The 4-day split is popular because it gives you three full days of rest. Use them. If you’re trying to do HIIT cardio on all three "off" days while in a calorie deficit, you’re going to crash.
Listen to your joints. If your elbows are screaming during Upper Day, maybe swap the straight-bar curls for dumbbells or take an extra rest day. The upper lower split routine is a marathon, not a sprint. The best routine is the one you can actually follow for six months straight without getting injured or bored out of your mind.
Putting It Into Action
Stop overthinking the "perfect" exercise selection. The specific movements matter less than the consistency and the effort you put into them.
Start by picking four days a week that you can realistically commit to. Most people find Monday, Tuesday, Thursday, Friday works best because it leaves the weekend open for social life or outdoor activities.
Focus on the big compound movements first. If you’re short on time, cut the isolation stuff.
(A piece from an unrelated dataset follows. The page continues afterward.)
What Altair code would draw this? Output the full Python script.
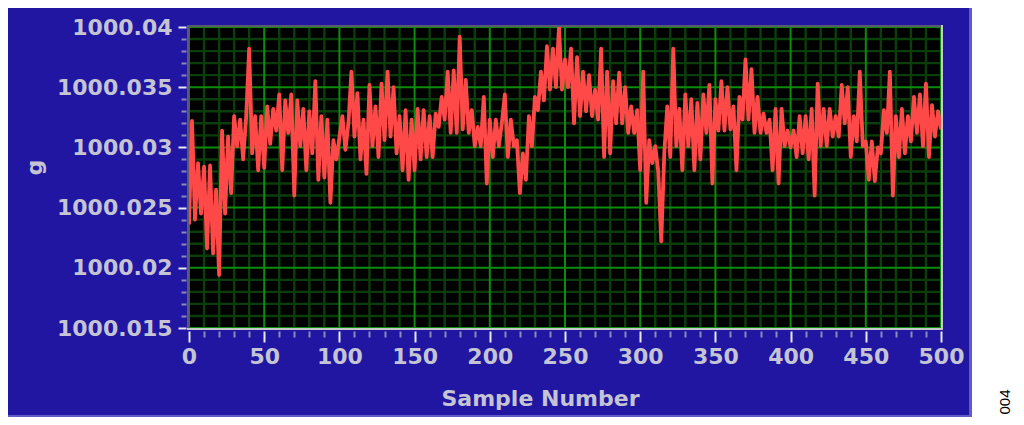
import altair as alt
import pandas as pd

# ---- data ----
sample_number = list(range(0, 501, 2))
g_value = [
    1000.0236, 1000.0322, 1000.0240, 1000.0287, 1000.0245, 1000.0284, 1000.0216, 1000.0285, 1000.0212, 1000.0265,
    1000.0194, 1000.0314, 1000.0245, 1000.0309, 1000.0262, 1000.0326, 1000.0301, 1000.0323, 1000.0290, 1000.0325,
    1000.0382, 1000.0295, 1000.0326, 1000.0281, 1000.0326, 1000.0283, 1000.0334, 1000.0303, 1000.0332, 1000.0314,
    1000.0344, 1000.0281, 1000.0339, 1000.0312, 1000.0344, 1000.0260, 1000.0339, 1000.0301, 1000.0332, 1000.0281,
    1000.0330, 1000.0295, 1000.0355, 1000.0273, 1000.0326, 1000.0275, 1000.0323, 1000.0254, 1000.0306, 1000.0290,
    1000.0308, 1000.0326, 1000.0298, 1000.0320, 1000.0363, 1000.0309, 1000.0345, 1000.0290, 1000.0323, 1000.0278,
    1000.0352, 1000.0301, 1000.0334, 1000.0292, 1000.0353, 1000.0306, 1000.0363, 1000.0309, 1000.0350, 1000.0295,
    1000.0326, 1000.0281, 1000.0331, 1000.0273, 1000.0323, 1000.0281, 1000.0332, 1000.0290, 1000.0331, 1000.0292,
    1000.0326, 1000.0292, 1000.0328, 1000.0317, 1000.0342, 1000.0323, 1000.0363, 1000.0312, 1000.0364, 1000.0312,
    1000.0392, 1000.0315, 1000.0356, 1000.0312, 1000.0331, 1000.0301, 1000.0317, 1000.0301, 1000.0342, 1000.0270,
    1000.0323, 1000.0292, 1000.0323, 1000.0301, 1000.0320, 1000.0344, 1000.0292, 1000.0323, 1000.0301, 1000.0306,
    1000.0262, 1000.0295, 1000.0273, 1000.0326, 1000.0301, 1000.0342, 1000.0331, 1000.0363, 1000.0339, 1000.0384,
    1000.0348, 1000.0382, 1000.0350, 1000.0400, 1000.0348, 1000.0373, 1000.0350, 1000.0382, 1000.0320, 1000.0375,
    1000.0326, 1000.0363, 1000.0330, 1000.0360, 1000.0326, 1000.0348, 1000.0323, 1000.0382, 1000.0292, 1000.0363,
    1000.0295, 1000.0355, 1000.0320, 1000.0362, 1000.0320, 1000.0350, 1000.0312, 1000.0334, 1000.0312, 1000.0331,
    1000.0281, 1000.0363, 1000.0254, 1000.0306, 1000.0287, 1000.0301, 1000.0280, 1000.0222, 1000.0295, 1000.0334,
    1000.0292, 1000.0382, 1000.0301, 1000.0332, 1000.0281, 1000.0344, 1000.0301, 1000.0340, 1000.0281, 1000.0337,
    1000.0290, 1000.0344, 1000.0312, 1000.0352, 1000.0270, 1000.0340, 1000.0314, 1000.0355, 1000.0314, 1000.0350,
    1000.0315, 1000.0334, 1000.0281, 1000.0342, 1000.0323, 1000.0373, 1000.0323, 1000.0365, 1000.0312, 1000.0342,
    1000.0312, 1000.0328, 1000.0312, 1000.0323, 1000.0281, 1000.0332, 1000.0270, 1000.0332, 1000.0301, 1000.0314,
    1000.0300, 1000.0314, 1000.0292, 1000.0326, 1000.0295, 1000.0326, 1000.0290, 1000.0332, 1000.0260, 1000.0353,
    1000.0301, 1000.0332, 1000.0301, 1000.0332, 1000.0309, 1000.0326, 1000.0309, 1000.0352, 1000.0320, 1000.0350,
    1000.0292, 1000.0326, 1000.0305, 1000.0363, 1000.0301, 1000.0305, 1000.0273, 1000.0305, 1000.0272, 1000.0300,
    1000.0295, 1000.0331, 1000.0312, 1000.0363, 1000.0260, 1000.0326, 1000.0292, 1000.0332, 1000.0295, 1000.0326,
    1000.0305, 1000.0342, 1000.0312, 1000.0344, 1000.0301, 1000.0353, 1000.0292, 1000.0335, 1000.0309, 1000.0330,
    1000.0315,
]
x_major_ticks = [0, 50, 100, 150, 200, 250, 300, 350, 400, 450, 500]
x_minor_ticks = [v for v in range(0, 501, 10) if v % 50 != 0]
y_major_ticks = [1000.015, 1000.020, 1000.025, 1000.030, 1000.035, 1000.040]
y_minor_ticks = [
    1000.016, 1000.017, 1000.018, 1000.019, 1000.021, 1000.022, 1000.023, 1000.024,
    1000.026, 1000.027, 1000.028, 1000.029, 1000.031, 1000.032, 1000.033, 1000.034,
    1000.036, 1000.037, 1000.038, 1000.039,
]
figure_id = ["004"]

df = pd.DataFrame({"Sample Number": sample_number, "g": g_value})
one = pd.DataFrame({"k": [0]})

# ---- styling ----
W, H = 752, 301
BLUE = "#2116a2"
LABEL = "#c4c4d4"
MAJOR = "#0c8c0c"
MINOR = "#0a3e0a"
FONT = "DejaVu Sans"

x_scale = alt.Scale(domain=[0, 500], nice=False, zero=False)
y_scale = alt.Scale(domain=[1000.015, 1000.04], nice=False, zero=False)

x_major = "datum.value % 50 === 0"
y_major = "abs(datum.value * 200 - round(datum.value * 200)) < 0.001"

x_axis = alt.Axis(
    values=x_major_ticks + x_minor_ticks,
    labelExpr=f"{x_major} ? datum.label : ''",
    labelOverlap=False, labelFlush=False, labelBound=False,
    labelFont=FONT, labelFontSize=22, labelFontWeight="bold", labelColor=LABEL,
    labelPadding=4,
    domain=False, offset=3, grid=False,
    tickColor={"condition": {"test": x_major, "value": "#e8e8f0"}, "value": "#8a8ab4"},
    tickSize={"condition": {"test": x_major, "value": 11}, "value": 6},
    tickWidth=2,
    title="Sample Number", titleFont=FONT, titleFontSize=22, titleFontWeight="bold",
    titleColor=LABEL, titleX=351, titleY=74, titleAlign="center", titleBaseline="alphabetic",
)

y_axis = alt.Axis(
    values=y_major_ticks + y_minor_ticks,
    labelExpr=f"{y_major} ? format(datum.value, '.3~f') : ''",
    labelOverlap=False, labelFlush=False, labelBound=False,
    labelFont=FONT, labelFontSize=22, labelFontWeight="bold", labelColor=LABEL,
    labelPadding=6,
    domain=False, offset=3, grid=False,
    tickColor={"condition": {"test": y_major, "value": "#e8e8f0"}, "value": "#8a8ab4"},
    tickSize={"condition": {"test": y_major, "value": 8}, "value": 5},
    tickWidth=2,
    title="g", titleFont=FONT, titleFontSize=22, titleFontWeight="bold", titleColor=LABEL,
    titleAngle=270, titleX=-145, titleY=140, titleAlign="center", titleBaseline="alphabetic",
)

# grid drawn as rules through the same scales (same axis objects so the axes merge)
grid_x_minor = alt.Chart(pd.DataFrame({"Sample Number": x_minor_ticks})).mark_rule(
    color=MINOR, strokeWidth=2.4).encode(x=alt.X("Sample Number:Q", scale=x_scale, axis=x_axis))
grid_y_minor = alt.Chart(pd.DataFrame({"g": y_minor_ticks})).mark_rule(
    color=MINOR, strokeWidth=2.4).encode(y=alt.Y("g:Q", scale=y_scale, axis=y_axis))
grid_x_major = alt.Chart(pd.DataFrame({"Sample Number": x_major_ticks})).mark_rule(
    color=MAJOR, strokeWidth=2).encode(x=alt.X("Sample Number:Q", scale=x_scale, axis=x_axis))
grid_y_major = alt.Chart(pd.DataFrame({"g": y_major_ticks})).mark_rule(
    color=MAJOR, strokeWidth=2).encode(y=alt.Y("g:Q", scale=y_scale, axis=y_axis))

line = alt.Chart(df).mark_line(color="#ff4848", strokeWidth=3.8, strokeJoin="round").encode(
    x=alt.X("Sample Number:Q", scale=x_scale, axis=x_axis),
    y=alt.Y("g:Q", scale=y_scale, axis=y_axis),
)

# white page area right of the blue panel + light panel edges
white_right = alt.Chart(one).mark_rect(color="white").encode(
    x=alt.value(783), x2=alt.value(860), y=alt.value(-40), y2=alt.value(420))
edge_right = alt.Chart(one).mark_rect(color="#5f5cc8").encode(
    x=alt.value(780), x2=alt.value(783), y=alt.value(-40), y2=alt.value(391))
edge_bottom = alt.Chart(one).mark_rect(color="#5f5cc8").encode(
    x=alt.value(-200), x2=alt.value(783), y=alt.value(388), y2=alt.value(391))

# sunken frame around the plot
dark = alt.Chart(one).mark_rule(color="#5a5a6e", strokeWidth=2)
light = alt.Chart(one).mark_rule(color="#c8c8cc", strokeWidth=2)
frame_top = dark.encode(x=alt.value(-2), x2=alt.value(W + 2), y=alt.value(-1))
frame_left = dark.encode(x=alt.value(-1), y=alt.value(-2), y2=alt.value(H + 2))
frame_bottom = light.encode(x=alt.value(-2), x2=alt.value(W + 2), y=alt.value(H + 1))
frame_right = light.encode(x=alt.value(W + 1), y=alt.value(-2), y2=alt.value(H + 2))

fig_label = alt.Chart(pd.DataFrame({"t": figure_id})).mark_text(
    angle=270, fontSize=15, font="Liberation Sans", color="black", align="center", baseline="middle"
).encode(text="t:N", x=alt.value(816), y=alt.value(375))

chart = alt.layer(
    white_right, edge_right, edge_bottom,
    grid_x_minor, grid_y_minor, grid_x_major, grid_y_major,
    line,
    frame_top, frame_left, frame_bottom, frame_right,
    fig_label,
).properties(
    width=W, height=H,
    background=BLUE,
    padding={"left": 181, "top": 19, "right": 75, "bottom": 89},
    autosize=alt.AutoSizeParams(type="none"),
).configure_view(fill="black", stroke="transparent")

chart.save("out.html", embed_options={"renderer": "svg", "actions": False})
You can get a world-class workout in 45 minutes if you keep your rest periods under two minutes and stay off your phone.
Next Steps for Your Training:
- Assess your current recovery: If you are constantly sore or tired, start with a 3-day rotation (Upper, Rest, Lower, Rest, Repeat) instead of a fixed 4-day week.
- Audit your volume: Ensure you aren't doing more than 6-8 total sets per muscle group per session. Any more than that usually becomes "junk volume" that just adds fatigue without extra growth.
- Track your lifts: Use a simple notebook or an app. Progress is only visible if you have a record of where you started.
- Prioritize Sleep: Aim for 7-9 hours. Frequency-based training like this relies heavily on your nervous system bouncing back between sessions.
The upper lower split routine is about working with your body’s natural recovery cycles rather than against them. It’s simple, it’s effective, and it’s stood the test of time for a reason. Get under the bar and start moving.